“And, for the thinking individual, whichever business they’re in, they should have stepped back during the Christmas break and had a very cold, hard look at their business, their business model and their customer base,” he said. “They need to look at what sectors are going to potentially survive or even thrive, but also those that are going to effectively cut themselves out because they’ve not innovated sufficiently enough.
“A lot of us have been talking about innovation, a lot of us have been talking about resilience and a lot of us have been talking about relevance. And, more so now than ever, if businesses have not put business practices into place, strategies into place and investments into place, I think they don’t deserve to be in business, and that goes right across the piece.”
The seismic shift that is occurring throughout the industry is the accelerated thirst for knowledge in consumers, Mistry believes. Everybody has enormous amounts of information available to them through a broad variety of mediums and this is combined with the additional downtime facing many consumers due to the lack of a commute.
“Everybody’s looking at information – information strands, information leaders, information providers – there’s a wealth of things going on,” he said. “And whether you’re an individual sorting out your own personal pension or you’re a corporate, you must understand where the customer is going. It’s not rocket science why the likes of Amazon and Ocado are doing exceptionally well.”
Mistry cited the example of his mother who, at the age of 84, received a new phone for Christmas and has started to send video communications. Twelve months ago, he said, she could barely use big-letter texts and now she has embraced what it means to be part of a digital-led society.

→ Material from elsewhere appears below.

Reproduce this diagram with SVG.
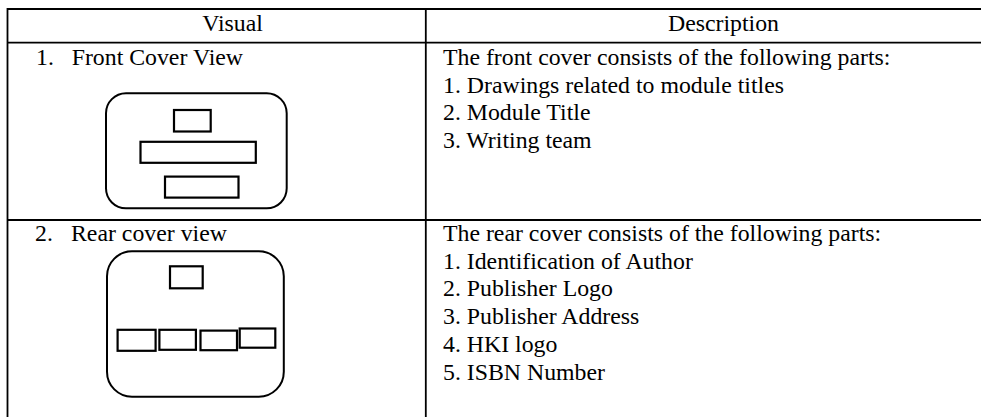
<svg xmlns="http://www.w3.org/2000/svg" width="981" height="417" viewBox="0 0 981 417">
  <style>
    .grid { stroke: #000; stroke-width: 1.8; fill: none; }
    .cover { stroke: #000; stroke-width: 2; fill: #fff; }
    .part { stroke: #000; stroke-width: 2.2; fill: #fff; }
    text { font-family: "Liberation Serif", "Times New Roman", serif; font-size: 23.8px; fill: #000; }
    .mid { text-anchor: middle; }
  </style>
  <rect width="981" height="417" fill="#fff"/>

  <!-- table rules -->
  <g id="table">
    <line class="grid" x1="7.5" y1="9" x2="981" y2="9"/>
    <line class="grid" x1="7.5" y1="42.7" x2="981" y2="42.7"/>
    <line class="grid" x1="7.5" y1="220" x2="981" y2="220"/>
    <line class="grid" x1="7.5" y1="8.1" x2="7.5" y2="417"/>
    <line class="grid" x1="425.8" y1="9" x2="425.8" y2="417"/>
  </g>

  <!-- header row -->
  <g id="header">
    <text class="mid" x="232.5" y="31">Visual</text>
    <text class="mid" x="723.5" y="31">Description</text>
  </g>

  <!-- row 1: front cover -->
  <g id="front-cover">
    <text x="36" y="64.8">1.</text>
    <text x="71.7" y="64.8">Front Cover View</text>
    <rect class="cover" x="106" y="93.3" width="180.7" height="115" rx="20" ry="20"/>
    <rect class="part" x="174" y="110" width="36.7" height="21.5"/>
    <rect class="part" x="140.5" y="141.8" width="115.3" height="21"/>
    <rect class="part" x="165" y="176.6" width="73.5" height="21"/>
  </g>
  <g id="front-cover-text">
    <text x="443" y="64.8">The front cover consists of the following parts:</text>
    <text x="443" y="92.5">1. Drawings related to module titles</text>
    <text x="443" y="120.2">2. Module Title</text>
    <text x="443" y="147.9">3. Writing team</text>
  </g>

  <!-- row 2: rear cover -->
  <g id="rear-cover">
    <text x="35" y="241">2.</text>
    <text x="71" y="241">Rear cover view</text>
    <rect class="cover" x="107" y="251.3" width="176.8" height="145.4" rx="25" ry="25"/>
    <rect class="part" x="170" y="266.3" width="32.7" height="22"/>
    <rect class="part" x="117.6" y="329.8" width="38" height="21"/>
    <rect class="part" x="159.4" y="329.8" width="36.5" height="20"/>
    <rect class="part" x="200.5" y="330.6" width="36.5" height="19.6"/>
    <rect class="part" x="239.7" y="328.5" width="35.6" height="19.2"/>
  </g>
  <g id="rear-cover-text">
    <text x="443" y="241">The rear cover consists of the following parts:</text>
    <text x="443" y="268.7">1. Identification of Author</text>
    <text x="443" y="296.4">2. Publisher Logo</text>
    <text x="443" y="324.1">3. Publisher Address</text>
    <text x="443" y="351.8">4. HKI logo</text>
    <text x="443" y="379.5">5. ISBN Number</text>
  </g>
</svg>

“The technology that’s been forced down our throats is what the industry and everybody’s been talking about for a long time,” he said. “The [broking] sector itself has lagged behind with certain things and now we’ve been dragged to the party. In many ways, the opportunities are there but in the valley of the blind, the one-eyed man is king, so the question is are you sufficiently well-rehearsed?
“Have you thought about things carefully? Have you consulted peers and others? Have you thought about your business model? Do you understand how your finances work? And have you considered what predominantly are going to be the winning sectors and potentially what are going to be some of the sectors that are going to go out of business?”

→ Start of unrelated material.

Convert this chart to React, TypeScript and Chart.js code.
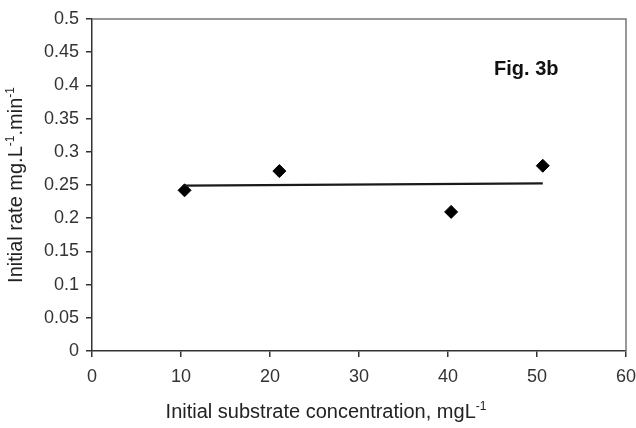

Examining some of the areas where he can see there will be increased interest going forward, Mistry cited Biden’s win in the US and his pledge to re-engage in conversations surrounding climate change as an area where brokers should start looking. He sees a lot of opportunities surrounding the ‘green agenda’, he said, and also when it comes to life sciences and the changing nature of the health and wellbeing sectors.
“What I can say today is that the opportunity really is for you to understand your own business much better than you’ve ever done before,” he said. “You’ve got to understand the skill set in your own business, and also how you’re now going to take advantage of what is going to come. Because there’s Brexit, there’s the US election and there’s COVID, and they’ve all thrown up a multitude of opportunities.
“And then, last but not least, I think we’re going to see a very big jump in new businesses being set up. Lots of people who have been made redundant, high paid individuals who’ve had ideas, and will become self-made entrepreneurs. So, I see that that small-end business sector… I think that’s going to rocket in 2021.”